Et ce biais existe aussi pour la recension des accidents mortels. Chez nous, tout décès survenu sur le lieu de travail est comptabilisé comme accident du travail, si bien que les statistiques françaises englobent automatiquement les infarctus et AVC survenus sur le lieu de travail. Or, ce n’est pas le cas chez nombre de nos partenaires européens qui exigent, eux, que soit établi un lien de causalité entre le décès et le travail. Eurogip souligne ainsi qu’en Italie, 370 décès ont été rejetés, en 2021, pour défaut de lien de causalité !
Ce n’est pas tout : pour être comptabilisé comme un accident du travail, le décès doit avoir lieu le jour même de l’accident aux Pays-Bas, ou dans les trente jours en Allemagne… alors qu’en France, il n’existe pas de délais officiels au-delà duquel il ne sera plus comptabilisé comme accident du travail. Tout cela a évidemment un impact très négatif sur les statistiques françaises…
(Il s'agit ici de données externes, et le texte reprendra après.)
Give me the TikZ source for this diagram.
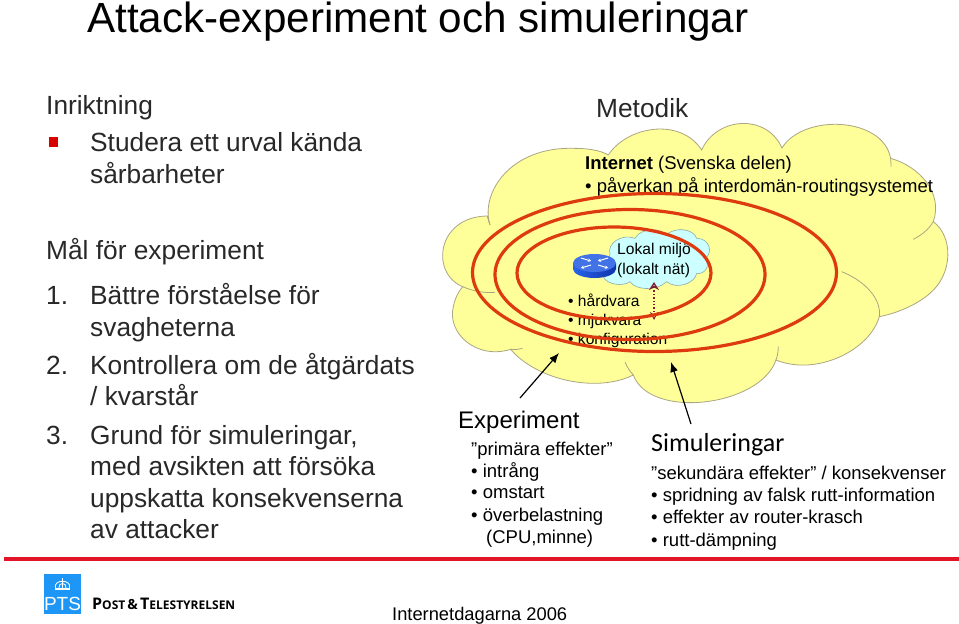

Des marges de progrès à exploiter

Est-ce à dire que tout irait alors pour le mieux en France et qu’il n’y aurait plus qu’à s’autocongratuler ? Tel n’est bien sûr pas l’avis du directeur d’Eurogip qui souligne qu’après 20 ans de baisse, le nombre d’accidents du travail mortel stagne hélas dans notre pays. Or, comme le démontre la radiographie des pratiques de prévention récemment publiée par le Ministère du travail, des marges de progrès existent encore. Nul doute que les employeurs français auront à cœur de les exploiter. Car s’ils ne méritent pas du tout le bonnet d’âne dont certains voudraient les affubler, ils n’ont pas pour autant l’intention de se reposer sur leurs lauriers !

(1) Travail & Sécurité, n°858, avril 2024.